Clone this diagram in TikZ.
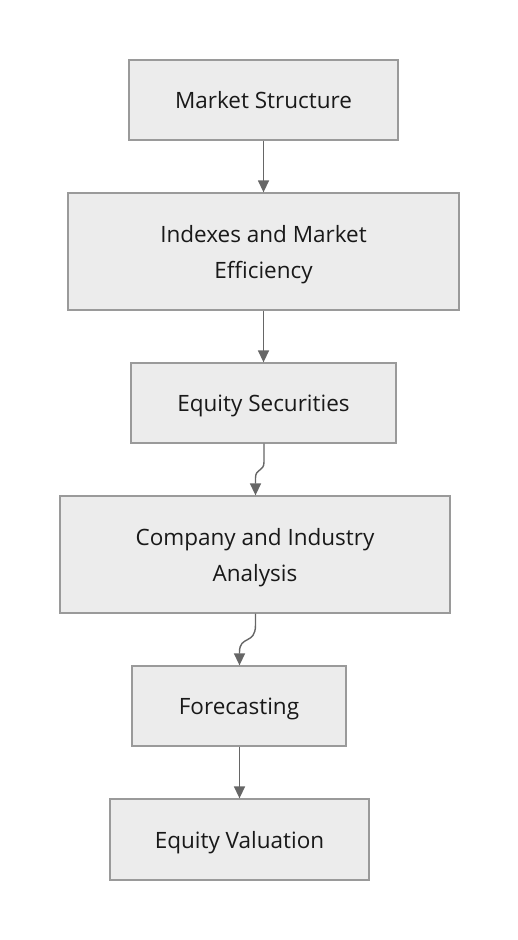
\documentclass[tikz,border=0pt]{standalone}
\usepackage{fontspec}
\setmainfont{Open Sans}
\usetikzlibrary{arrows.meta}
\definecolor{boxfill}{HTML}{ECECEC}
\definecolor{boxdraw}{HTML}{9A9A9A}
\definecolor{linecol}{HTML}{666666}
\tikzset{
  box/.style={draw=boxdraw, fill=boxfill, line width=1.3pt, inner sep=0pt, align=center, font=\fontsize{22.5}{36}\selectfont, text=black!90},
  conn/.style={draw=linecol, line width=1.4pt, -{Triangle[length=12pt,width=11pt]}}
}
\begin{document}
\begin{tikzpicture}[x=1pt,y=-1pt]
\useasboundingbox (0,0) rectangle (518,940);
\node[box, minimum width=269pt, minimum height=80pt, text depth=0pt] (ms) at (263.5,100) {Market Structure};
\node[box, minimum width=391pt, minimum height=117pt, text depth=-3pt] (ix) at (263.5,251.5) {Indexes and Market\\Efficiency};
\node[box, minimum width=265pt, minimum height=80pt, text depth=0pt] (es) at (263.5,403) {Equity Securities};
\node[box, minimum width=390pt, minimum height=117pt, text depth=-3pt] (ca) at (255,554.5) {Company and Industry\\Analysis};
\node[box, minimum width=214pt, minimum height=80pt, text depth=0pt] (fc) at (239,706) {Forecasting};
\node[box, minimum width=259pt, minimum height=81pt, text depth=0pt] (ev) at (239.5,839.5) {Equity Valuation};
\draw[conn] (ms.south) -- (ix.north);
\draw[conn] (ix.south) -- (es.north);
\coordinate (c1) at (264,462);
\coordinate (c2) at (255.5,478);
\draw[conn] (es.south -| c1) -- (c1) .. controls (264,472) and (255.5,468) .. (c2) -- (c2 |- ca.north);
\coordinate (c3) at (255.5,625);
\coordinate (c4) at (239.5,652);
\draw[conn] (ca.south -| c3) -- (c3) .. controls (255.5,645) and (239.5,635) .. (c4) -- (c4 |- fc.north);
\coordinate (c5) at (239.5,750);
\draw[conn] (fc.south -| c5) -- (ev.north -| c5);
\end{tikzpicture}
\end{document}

——————————

_Problem description_
All of the data above should be transcribed verbatim, with pictures omitted.

_Written solution_
Clone this diagram in TikZ.
\documentclass[tikz,border=0pt]{standalone}
\usepackage{fontspec}
\setmainfont{Open Sans}
\usetikzlibrary{arrows.meta}
\definecolor{boxfill}{HTML}{ECECEC}
\definecolor{boxdraw}{HTML}{9A9A9A}
\definecolor{linecol}{HTML}{666666}
\tikzset{
  box/.style={draw=boxdraw, fill=boxfill, line width=1.3pt, inner sep=0pt, align=center, font=\fontsize{22.5}{36}\selectfont, text=black!90},
  conn/.style={draw=linecol, line width=1.4pt, -{Triangle[length=12pt,width=11pt]}}
}
\begin{document}
\begin{tikzpicture}[x=1pt,y=-1pt]
\useasboundingbox (0,0) rectangle (518,940);
\node[box, minimum width=269pt, minimum height=80pt, text depth=0pt] (ms) at (263.5,100) {Market Structure};
\node[box, minimum width=391pt, minimum height=117pt, text depth=-3pt] (ix) at (263.5,251.5) {Indexes and Market\\Efficiency};
\node[box, minimum width=265pt, minimum height=80pt, text depth=0pt] (es) at (263.5,403) {Equity Securities};
\node[box, minimum width=390pt, minimum height=117pt, text depth=-3pt] (ca) at (255,554.5) {Company and Industry\\Analysis};
\node[box, minimum width=214pt, minimum height=80pt, text depth=0pt] (fc) at (239,706) {Forecasting};
\node[box, minimum width=259pt, minimum height=81pt, text depth=0pt] (ev) at (239.5,839.5) {Equity Valuation};
\draw[conn] (ms.south) -- (ix.north);
\draw[conn] (ix.south) -- (es.north);
\coordinate (c1) at (264,462);
\coordinate (c2) at (255.5,478);
\draw[conn] (es.south -| c1) -- (c1) .. controls (264,472) and (255.5,468) .. (c2) -- (c2 |- ca.north);
\coordinate (c3) at (255.5,625);
\coordinate (c4) at (239.5,652);
\draw[conn] (ca.south -| c3) -- (c3) .. controls (255.5,645) and (239.5,635) .. (c4) -- (c4 |- fc.north);
\coordinate (c5) at (239.5,750);
\draw[conn] (fc.south -| c5) -- (ev.north -| c5);
\end{tikzpicture}
\end{document}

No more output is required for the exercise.